Within the Great Basin Region, the affected Land Management Plans include:
• Idaho’s Boise National Forest, Salmon National Forest, Challis National Forest, Targhee National Forest, Caribou National Forest and the Curlew National Grassland;
• Montana’s Beaverhead-Deerlodge National Forest;
• Nevada’s Humboldt and Toiyabe National Forests;
• Utah’s Ashley National Forest, Manti-LaSal National Forest, Wasatch Cache National Forest, Uinta National Forest, Dixie National Forest and the Fishlake National Forest.
The BLM and the Forest Service aim to incorporate conservation measures into all affected Land Management Plans by September 2014 in order to make the U.S. Fish and Wildlife Service’s (FWS) timeline for making a listing decision on this species. As a result, the accompanying EIS’s/SEIS’s will be conducted under expedited timeframes.
All comments and submissions to be considered for the environmental analysis process must be received by the BLM by close of business on March 23, 2012.
Comments may be made to the by any of the following methods:
• Rocky Mountain Region
o web site: http://www.blm.gov/wo/st/en/prog/more/sagegrouse/eastern.html
o email: email@example.com
o fax: 307-775-6042
o mail: Rocky Mountain Region Project Manager, BLM Wyoming State Office, 5353 Yellowstone, Cheyenne, WY 82009
• Great Basin Region
o web site: http://www.blm.gov/wo/st/en/prog/more/sagegrouse/western.html
o email: firstname.lastname@example.org
o fax: 775-861-6747
o mail: Great Basin Region Project Manager, BLM Nevada State Office, 1340 Financial Blvd., Reno, NV 89502
For further information or to have your name added to the mailing list, contact: Johanna Munson, Rocky Mountain Region Project Manager, (307) 775-6329; mailing address 5353 Yellowstone Road, Cheyenne, WY 82009; email email@example.com; or Lauren Mermejo, Great Basin Region Project Manager; (775) 861-861-6400; mailing address 1340 Financial Boulevard, Reno, NV 89520; email firstname.lastname@example.org.

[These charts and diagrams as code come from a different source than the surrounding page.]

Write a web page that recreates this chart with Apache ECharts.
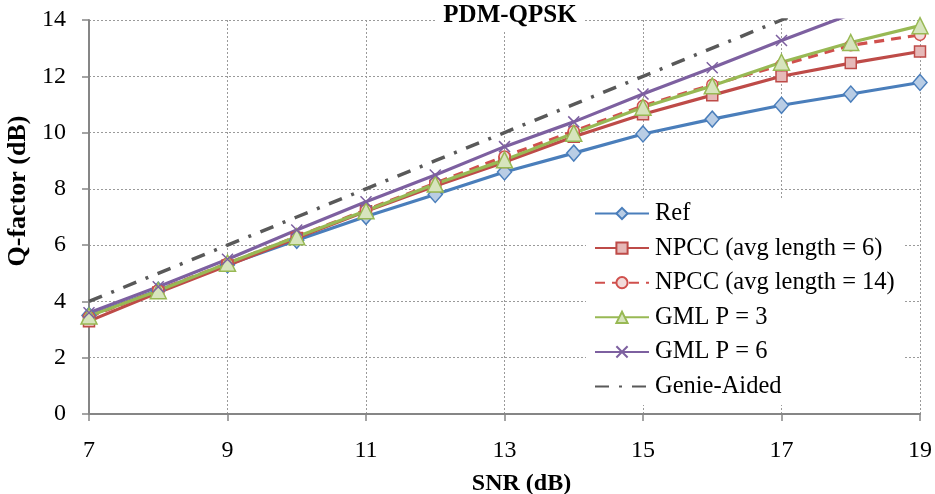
<!DOCTYPE html>
<html>
<head>
<meta charset="utf-8">
<script src="https://cdn.jsdelivr.net/npm/echarts@6/dist/echarts.min.js"></script>
<style>
html,body{margin:0;padding:0;background:#fff;}
#main{width:935px;height:494px;}
</style>
</head>
<body>
<div id="main"></div>
<script>
// SNR (dB) 横轴
var snr = [7, 8, 9, 10, 11, 12, 13, 14, 15, 16, 17, 18, 19];
var xTicks = [7, 9, 11, 13, 15, 17, 19];
var yTicks = [0, 2, 4, 6, 8, 10, 12, 14];

// Q-factor (dB)
var refQ     = [3.5, 4.4, 5.3, 6.17, 7.02, 7.8, 8.6, 9.27, 9.95, 10.48, 10.97, 11.37, 11.78];
var npcc6Q   = [3.3, 4.32, 5.28, 6.25, 7.2, 8.1, 8.95, 9.85, 10.65, 11.33, 12.0, 12.47, 12.88];
var npcc14Q  = [3.45, 4.4, 5.35, 6.3, 7.25, 8.2, 9.15, 10.05, 10.95, 11.7, 12.4, 13.1, 13.47];
var gml3Q    = [3.48, 4.38, 5.36, 6.3, 7.22, 8.17, 9.03, 9.98, 10.9, 11.66, 12.5, 13.2, 13.8];
var gml6Q    = [3.6, 4.52, 5.5, 6.54, 7.54, 8.49, 9.5, 10.38, 11.37, 12.3, 13.27, 14.2, 15.1];
var genieQ   = [4, 5, 6, 7, 8, 9, 10, 11, 12, 13, 14, 15, 16];

var font = "'Liberation Serif', 'Times New Roman', serif";

function pairs(ys) {
    var out = [];
    for (var i = 0; i < snr.length; i++) {
        out.push([snr[i], ys[i]]);
    }
    return out;
}

var chart = echarts.init(document.getElementById('main'));

var option = {
    backgroundColor: '#fff',
    animation: false,
    textStyle: { fontFamily: font },
    title: {
        text: 'PDM-QPSK',
        left: 502,
        textAlign: 'center',
        top: 1,
        padding: [2, 8, 2, 8],
        backgroundColor: '#fff',
        textStyle: { fontFamily: font, fontSize: 25, fontWeight: 'bold', color: '#000' }
    },
    grid: { left: 89, right: 15, top: 20, bottom: 80, containLabel: false, outerBoundsMode: 'none' },
    legend: {
        orient: 'vertical',
        left: 586,
        top: 199,
        width: 330,
        padding: [2, 10, 6, 8],
        backgroundColor: '#fff',
        itemWidth: 54,
        itemHeight: 14,
        itemGap: 9.6,
        textStyle: { fontFamily: font, fontSize: 24.5, color: '#000', padding: [0, 0, 0, 1] },
        data: ['Ref', 'NPCC (avg length = 6)', 'NPCC (avg length = 14)', 'GML P = 3', 'GML P = 6',
            { name: 'Genie-Aided', itemStyle: { opacity: 0 } }]
    },
    xAxis: {
        type: 'value',
        min: 7,
        max: 19,
        interval: 2,
        name: 'SNR (dB)',
        nameLocation: 'middle',
        nameGap: 58,
        nameTextStyle: { fontFamily: font, fontSize: 24, fontWeight: 'bold', color: '#000', padding: [0, 0, 0, 34] },
        axisLine: { lineStyle: { color: '#868686', width: 2 } },
        axisTick: { show: true, length: 7, lineStyle: { color: '#868686', width: 1.5 } },
        axisLabel: { fontFamily: font, fontSize: 24, color: '#000', margin: 25,
            formatter: function (v) { return xTicks.indexOf(v) >= 0 ? String(v) : ''; } },
        splitLine: { show: true, lineStyle: { color: '#9a9a9a', type: [2, 2], width: 1 } }
    },
    yAxis: {
        type: 'value',
        min: 0,
        max: 14,
        interval: 2,
        name: 'Q-factor (dB)',
        nameLocation: 'middle',
        nameGap: 52,
        nameTextStyle: { fontFamily: font, fontSize: 26, fontWeight: 'bold', color: '#000', padding: [0, 0, 0, 52] },
        axisLine: { show: true, lineStyle: { color: '#868686', width: 2 } },
        axisTick: { show: true, length: 7, lineStyle: { color: '#868686', width: 1.5 } },
        axisLabel: { fontFamily: font, fontSize: 24, color: '#000', margin: 23,
            formatter: function (v) { return yTicks.indexOf(v) >= 0 ? String(v) : ''; } },
        splitLine: { show: true, lineStyle: { color: '#9a9a9a', type: [2, 2], width: 1 } }
    },
    series: [
        {
            name: 'Ref', type: 'line', data: pairs(refQ),
            symbol: 'diamond', symbolSize: [14, 16],
            lineStyle: { color: '#4a7ebb', width: 3.2 },
            itemStyle: { color: '#b9cde5', borderColor: '#4a7ebb', borderWidth: 1.5 }
        },
        {
            name: 'NPCC (avg length = 6)', type: 'line', data: pairs(npcc6Q),
            symbol: 'rect', symbolSize: 11,
            lineStyle: { color: '#be4b48', width: 3.2 },
            itemStyle: { color: '#e6b9b8', borderColor: '#be4b48', borderWidth: 1.5 }
        },
        {
            name: 'NPCC (avg length = 14)', type: 'line', data: pairs(npcc14Q),
            symbol: 'circle', symbolSize: 11,
            lineStyle: { color: '#d0504d', width: 3.2, type: [10, 7] },
            itemStyle: { color: '#f2dcdb', borderColor: '#d0504d', borderWidth: 1.5 }
        },
        {
            name: 'GML P = 3', type: 'line', data: pairs(gml3Q),
            symbol: 'triangle', symbolSize: [16, 16],
            lineStyle: { color: '#98b954', width: 3.2 },
            itemStyle: { color: '#d7e4bd', borderColor: '#98b954', borderWidth: 1.5 }
        },
        {
            name: 'GML P = 6', type: 'line', data: pairs(gml6Q),
            symbol: 'path://M0,0L10,10M10,0L0,10', symbolSize: 11,
            lineStyle: { color: '#7d60a0', width: 3.2 },
            itemStyle: { color: 'none', borderColor: '#7d60a0', borderWidth: 1.5 }
        },
        {
            name: 'Genie-Aided', type: 'line', data: pairs(genieQ),
            symbol: 'none', showSymbol: false,
            lineStyle: { color: '#595959', width: 3.5, type: [14, 10, 3, 10] },
            itemStyle: { color: '#595959' }
        }
    ]
};

chart.setOption(option);
</script>
</body>
</html>
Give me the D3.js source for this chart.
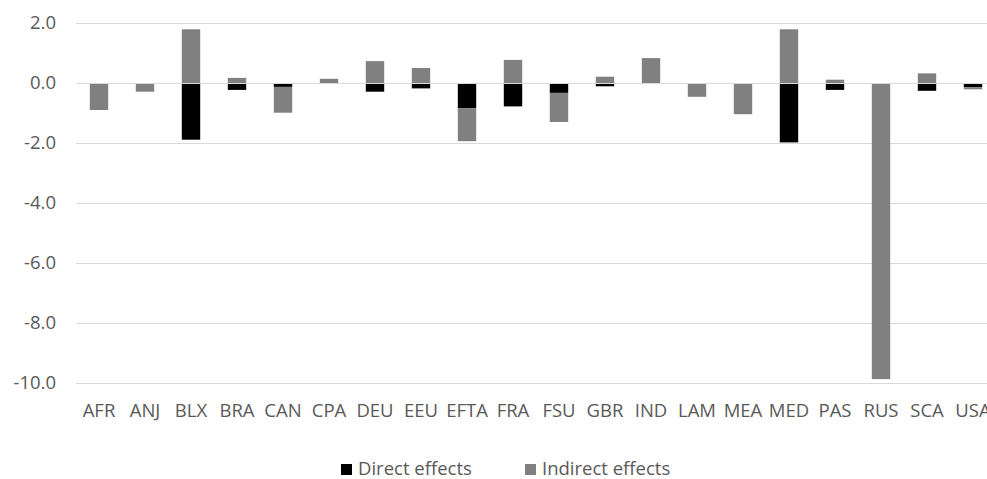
<!DOCTYPE html>
<html>
<head>
<meta charset="utf-8">
<script src="https://cdn.jsdelivr.net/npm/d3@7"></script>
<style>
  html, body { margin: 0; padding: 0; background: #fff; }
  svg { display: block; }
  text { font-family: "Open Sans", "Noto Sans", sans-serif; fill: #595959; }
</style>
</head>
<body>
<svg id="chart" width="987" height="479"></svg>
<script>
const categories = ["AFR","ANJ","BLX","BRA","CAN","CPA","DEU","EEU","EFTA","FRA","FSU","GBR","IND","LAM","MEA","MED","PAS","RUS","SCA","USA"];
const directEffects   = [0, 0, -1.89, -0.23, -0.13, 0, -0.29, -0.18, -0.84, -0.78, -0.33, -0.11, 0, 0, 0, -1.98, -0.23, 0, -0.26, -0.14];
const indirectEffects = [-0.90, -0.29, 1.79, 0.17, -0.86, 0.14, 0.73, 0.50, -1.10, 0.77, -0.97, 0.21, 0.83, -0.46, -1.04, 1.79, 0.11, -9.87, 0.32, -0.07];
const yTicks = [2, 0, -2, -4, -6, -8, -10];
const seriesNames = ["Direct effects", "Indirect effects"];
const seriesColors = ["#000000", "#808080"];

const svg = d3.select("#chart");
const x = d3.scaleBand().domain(categories).range([76, 996]).paddingInner(0.6).paddingOuter(0.3);
const y = d3.scaleLinear().domain([-10, 2]).range([383, 23]);

// gridlines
svg.append("g").selectAll("line").data(yTicks).join("line")
  .attr("x1", 76).attr("x2", 996)
  .attr("y1", d => Math.round(y(d)) + 0.5).attr("y2", d => Math.round(y(d)) + 0.5)
  .attr("stroke", "#d9d9d9").attr("stroke-width", 1.2);

// y tick labels
svg.append("g").selectAll("text").data(yTicks).join("text")
  .attr("x", 56).attr("y", d => y(d)).attr("dy", "0.35em")
  .attr("text-anchor", "end").attr("font-size", 18.5)
  .text(d => d3.format(".1f")(d).replace("−", "-"));

// stacked bars (Excel-style: positives stack up, negatives stack down)
const series = [directEffects, indirectEffects];
categories.forEach((c, i) => {
  let pos = 0, neg = 0;
  series.forEach((s, k) => {
    const v = s[i];
    if (v === 0) return;
    let y0, y1;
    if (v > 0) { y0 = pos; y1 = pos + v; pos = y1; }
    else { y0 = neg; y1 = neg + v; neg = y1; }
    svg.append("rect")
      .attr("x", x(c)).attr("width", x.bandwidth())
      .attr("y", y(Math.max(y0, y1)))
      .attr("height", Math.abs(y(y0) - y(y1)))
      .attr("fill", seriesColors[k]);
  });
});

// zero line over bars
svg.append("line").attr("x1", 76).attr("x2", 996)
  .attr("y1", Math.round(y(0)) + 0.5).attr("y2", Math.round(y(0)) + 0.5)
  .attr("stroke", "#d9d9d9").attr("stroke-width", 1.2);

// category labels
svg.append("g").selectAll("text").data(categories).join("text")
  .attr("x", d => x(d) + x.bandwidth() / 2).attr("y", 417)
  .attr("text-anchor", "middle").attr("font-size", 18.5)
  .text(d => d);

// legend
const legendX = [341, 525];
const lg = svg.append("g");
seriesNames.forEach((n, k) => {
  lg.append("rect").attr("x", legendX[k]).attr("y", 464).attr("width", 11).attr("height", 11)
    .attr("fill", seriesColors[k]);
  lg.append("text").attr("x", legendX[k] + 17).attr("y", 475)
    .attr("font-size", 18.5).text(n);
});
</script>
</body>
</html>
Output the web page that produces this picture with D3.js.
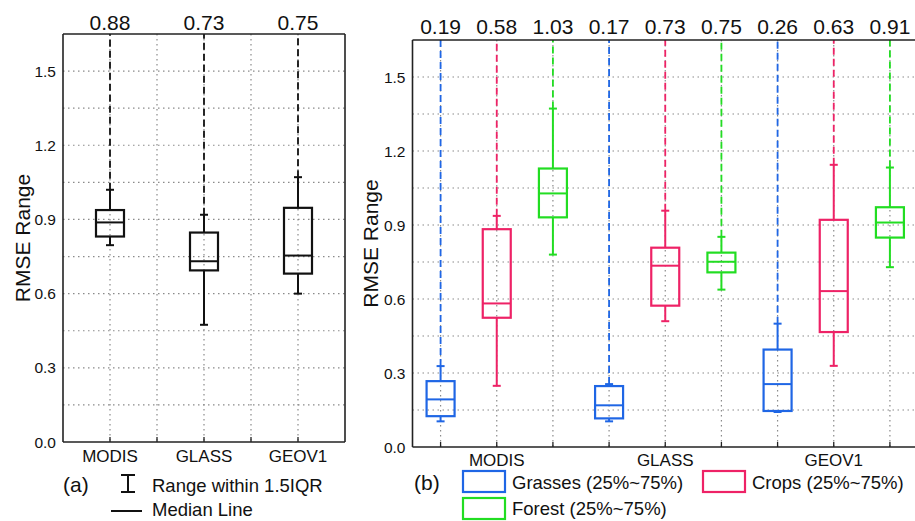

The BLM manages more than 245 million acres of public land, the most of any Federal agency. This land, known as the National System of Public Lands, is primarily located in 12 Western states, including Alaska. The BLM also administers 700 million acres of sub-surface mineral estate throughout the nation. The BLM's multiple-use mission is to sustain the health, diversity, and productivity of the public lands for the use and enjoyment of present and future generations. In Fiscal Year 2012, activities on public lands generated $4.6 billion in revenue, much of which was shared with the States where the activities occurred. In addition, public lands contributed more than $112 billion to the U.S. economy and helped support more than 500,000 jobs.